Since Feed In Tariff rates can change over time, it is important to understand that in most countries the Feed In Tariff rate applicable to a specific project is based on the Feed In Tariff rate as of the day the first electricity is delivered to the grid.

Consequently, as more countries adopt Feed In Tariff policies, the demand for renewable energy systems has risen dramatically and the installation costs are coming down fast. This financing model has now been taken up widely around the world.

The Success of the FIT Policy

Feed in Tariffs has proven to be one of the most effective policy instruments in overcoming the cost barriers to introducing renewable energy and making it economically viable. The simple guarantees that FITs provide – including access to the grid, a set price per Kilowatt Hour (kWh) that will cover the costs associated with electricity production, and a guaranteed term for which they will receive that rate has turned several European countries into world leaders in the renewables sector. This is the case for Denmark on wind energy and for Germany on solar energy.

FITs have been empirically proven to generate the fastest, lowest-cost deployment of renewable energy, and with this as a priority for climate protection and security of energy supply. FITs are the best vehicle for delivering these benefits, plus the highly desirable added benefits of new job creation and as a significant contributor to economic growth and prosperity.

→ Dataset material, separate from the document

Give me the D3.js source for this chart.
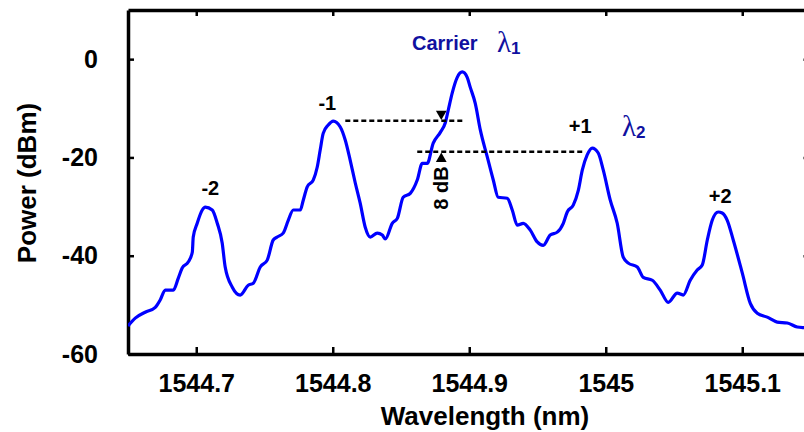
<!DOCTYPE html>
<html>
<head>
<meta charset="utf-8">
<script src="https://cdn.jsdelivr.net/npm/d3@7"></script>
<style>
  body { margin: 0; background: #fff; }
  text { font-family: Arial, "Liberation Sans", sans-serif; font-weight: bold; }
</style>
</head>
<body>
<div id="chart"></div>
<script>
// spectrum trace
var wavelength = [1544.650, 1544.6553, 1544.6626, 1544.6700, 1544.6736, 1544.6773, 1544.6832, 1544.6868, 1544.6897, 1544.6941,
  1544.6971, 1544.6978, 1544.7007, 1544.7044, 1544.7066, 1544.7117, 1544.7154, 1544.7190, 1544.7212, 1544.7264,
  1544.7322, 1544.7381, 1544.7418, 1544.7469, 1544.7520, 1544.7564, 1544.7593, 1544.7637, 1544.7674, 1544.7711,
  1544.7762, 1544.7784, 1544.7813, 1544.7857, 1544.7886, 1544.7908, 1544.7930, 1544.7967, 1544.8004, 1544.8055,
  1544.8092, 1544.8128, 1544.8165, 1544.8201, 1544.8238, 1544.8275, 1544.8326, 1544.8363, 1544.8385, 1544.8436,
  1544.8473, 1544.8516, 1544.8568, 1544.8619, 1544.8656, 1544.8692, 1544.8736, 1544.8788, 1544.8824, 1544.8846,
  1544.8875, 1544.8912, 1544.8949, 1544.8985, 1544.9007, 1544.9044, 1544.9081, 1544.9132, 1544.9176, 1544.9212,
  1544.9278, 1544.9315, 1544.9352, 1544.9396, 1544.9447, 1544.9498, 1544.9542, 1544.9593, 1544.9645, 1544.9689,
  1544.9718, 1544.9762, 1544.9799, 1544.9828, 1544.9864, 1544.9901, 1544.9945, 1544.9982, 1545.0033, 1545.0084,
  1545.0128, 1545.0165, 1545.0231, 1545.0275, 1545.0341, 1545.0399, 1545.0458, 1545.0524, 1545.0568, 1545.0619,
  1545.0670, 1545.0707, 1545.0744, 1545.0780, 1545.0824, 1545.0853, 1545.0890, 1545.0934, 1545.1000, 1545.1059,
  1545.1110, 1545.1183, 1545.1256, 1545.1330, 1545.1403, 1545.1473, 1545.1517];

var power = [-54.3, -52.7, -51.5, -50.5, -49.0, -47.0, -47.0, -44.6, -42.5, -41.3,
  -39.3, -36.2, -33.4, -30.7, -30.1, -30.7, -33.4, -37.4, -42.3, -46.4,
  -48.0, -46.0, -45.6, -42.3, -40.9, -36.8, -36.2, -35.4, -32.8, -30.7,
  -30.7, -28.7, -26.0, -24.6, -22.0, -18.5, -15.1, -13.4, -12.6, -13.8,
  -16.5, -20.6, -25.2, -29.3, -34.2, -36.2, -35.4, -35.8, -36.6, -33.4,
  -32.4, -28.1, -27.3, -24.6, -21.2, -21.2, -17.1, -14.9, -13.0, -10.4,
  -6.9, -3.7, -2.6, -3.7, -5.7, -9.0, -14.4, -19.9, -24.6, -28.1,
  -28.3, -30.7, -33.8, -33.4, -34.8, -37.2, -37.9, -35.8, -35.2, -33.4,
  -31.1, -29.7, -26.7, -22.6, -19.5, -18.1, -19.1, -22.6, -28.7, -33.4,
  -40.3, -41.5, -42.3, -44.4, -45.0, -47.0, -49.5, -47.6, -48.0, -45.0,
  -42.9, -41.9, -36.8, -32.8, -31.1, -31.3, -32.8, -36.8, -43.5, -49.7,
  -51.7, -52.5, -53.5, -53.7, -54.5, -54.7, -54.9];

var xTicks = [1544.7, 1544.8, 1544.9, 1545, 1545.1];
var xTickLabels = ["1544.7", "1544.8", "1544.9", "1545", "1545.1"];
var yTicks = [0, -20, -40, -60];
var yTickLabels = ["0", "-20", "-40", "-60"];

// sideband order labels
var orderLabels = ["-2", "-1", "+1", "+2"];
var orderWavelength = [1544.7103, 1544.796, 1544.9813, 1545.0839];
var orderPower = [-27.7, -10.4, -15.1, -29.3];

// dashed reference levels
var refPower = [-12.56, -18.86];
var refStart = [1544.8092, 1544.8619];
var refEnd = [1544.8963, 1544.985];
var arrowWavelength = 1544.8795;

var width = 804;
var height = 432;

var svg = d3
  .select("#chart")
  .append("svg")
  .attr("width", width)
  .attr("height", height);

var xScale = d3
  .scaleLinear()
  .domain([1544.65, 1545.15])
  .range([128, 810.5]);

var yScale = d3
  .scaleLinear()
  .domain([-60, 10])
  .range([354, 10]);

svg.append("defs")
  .append("clipPath")
  .attr("id", "plotClip")
  .append("rect")
  .attr("x", 128)
  .attr("y", 10)
  .attr("width", 682.5)
  .attr("height", 344);

// axes, ticks point inward on all four sides
var xBottom = d3.axisBottom(xScale).tickValues(xTicks).tickSize(-7).tickSizeOuter(0)
  .tickFormat(function(d, i) { return xTickLabels[i]; }).tickPadding(20);
var xTop = d3.axisTop(xScale).tickValues(xTicks).tickSize(-6).tickSizeOuter(0).tickFormat("");
var yLeft = d3.axisLeft(yScale).tickValues(yTicks).tickSize(-6).tickSizeOuter(0)
  .tickFormat(function(d, i) { return yTickLabels[i]; }).tickPadding(30);
var yRight = d3.axisRight(yScale).tickValues(yTicks).tickSize(-7).tickSizeOuter(0).tickFormat("");

function styleAxis(g) {
  g.select(".domain").attr("stroke", "#000").attr("stroke-width", 3.5);
  g.selectAll(".tick line").attr("stroke", "#000").attr("stroke-width", 2.5);
  g.selectAll(".tick text").attr("fill", "#000").style("font-size", "25px").style("font-weight", "bold").style("font-family", "Arial, 'Liberation Sans', sans-serif");
}

svg.append("g").attr("transform", "translate(0,354)").call(xBottom).call(styleAxis);
svg.append("g").attr("transform", "translate(0,10)").call(xTop).call(styleAxis);
svg.append("g").attr("transform", "translate(128,0)").call(yLeft).call(styleAxis);
svg.append("g").attr("transform", "translate(810.5,0)").call(yRight).call(styleAxis);

// axis titles
svg.append("text")
  .attr("x", 485)
  .attr("y", 425)
  .attr("text-anchor", "middle")
  .style("font-size", "26px")
  .text("Wavelength (nm)");

svg.append("text")
  .attr("transform", "translate(36,183)rotate(-90)")
  .attr("text-anchor", "middle")
  .style("font-size", "26px")
  .text("Power (dBm)");

// spectrum line
var line = d3.line()
  .x(function(d, i) { return xScale(wavelength[i]); })
  .y(function(d) { return yScale(d); })
  .curve(d3.curveMonotoneX);

svg.append("path")
  .datum(power)
  .attr("clip-path", "url(#plotClip)")
  .attr("fill", "none")
  .attr("stroke", "#0000ff")
  .attr("stroke-width", 3.2)
  .attr("stroke-linejoin", "round")
  .attr("d", line);

// dashed levels
svg.selectAll(".refLine")
  .data(refPower)
  .enter()
  .append("line")
  .attr("class", "refLine")
  .attr("x1", function(d, i) { return xScale(refStart[i]); })
  .attr("x2", function(d, i) { return xScale(refEnd[i]); })
  .attr("y1", function(d) { return yScale(d); })
  .attr("y2", function(d) { return yScale(d); })
  .attr("stroke", "#000")
  .attr("stroke-width", 2.5)
  .attr("stroke-dasharray", "5,3");

// arrow heads marking the 8 dB gap
var tri = d3.symbol().type(d3.symbolTriangle).size(50);
svg.append("path")
  .attr("d", tri)
  .attr("transform", "translate(" + xScale(arrowWavelength) + "," + (yScale(refPower[0]) - 7) + ")rotate(180)")
  .attr("fill", "#000");
svg.append("path")
  .attr("d", tri)
  .attr("transform", "translate(" + xScale(arrowWavelength) + "," + (yScale(refPower[1]) + 7) + ")")
  .attr("fill", "#000");

svg.append("text")
  .attr("transform", "translate(" + (xScale(arrowWavelength) + 7) + ",188)rotate(-90)")
  .attr("text-anchor", "middle")
  .style("font-size", "20px")
  .text("8 dB");

// order labels
svg.selectAll(".orderLabel")
  .data(orderLabels)
  .enter()
  .append("text")
  .attr("class", "orderLabel")
  .attr("x", function(d, i) { return xScale(orderWavelength[i]); })
  .attr("y", function(d, i) { return yScale(orderPower[i]); })
  .attr("text-anchor", "middle")
  .style("font-size", "20px")
  .text(function(d) { return d; });

// carrier and wavelength labels
var navy = "#1010a0";
svg.append("text")
  .attr("x", 412)
  .attr("y", 50)
  .attr("fill", navy)
  .style("font-size", "20px")
  .text("Carrier");

var lam1 = svg.append("text")
  .attr("x", 497)
  .attr("y", 52)
  .attr("fill", navy);
lam1.append("tspan").style("font-family", "'Liberation Serif', 'DejaVu Serif', serif").style("font-weight", "normal").style("font-size", "29px").text("λ");
lam1.append("tspan").attr("dy", 2).style("font-size", "17px").text("1");

var lam2 = svg.append("text")
  .attr("x", 622)
  .attr("y", 136)
  .attr("fill", navy);
lam2.append("tspan").style("font-family", "'Liberation Serif', 'DejaVu Serif', serif").style("font-weight", "normal").style("font-size", "29px").text("λ");
lam2.append("tspan").attr("dy", 2).style("font-size", "17px").text("2");
</script>
</body>
</html>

This conclusion has been supported by a number of recent analyses, including by the International Energy Agency, the European Federation for Renewable Energy, as well as by Deutsche Bank.

As of April 2010, feed in tariff policies have been enacted in 63 jurisdictions around the world, including in Australia, Austria, Belgium, Brazil, Canada, China, Cyprus, the Czech Republic, Denmark, Estonia, France, Germany, Greece, Hungary, Iran, Republic of Ireland, Israel, Italy, the Republic of Korea, Lithuania, Luxembourg, the Netherlands, Portugal, Singapore, South Africa, Spain, Sweden, Switzerland, and in some (nowadays, a dozen) states in the United States, and is gaining momentum in other ones as China, India and Mongolia.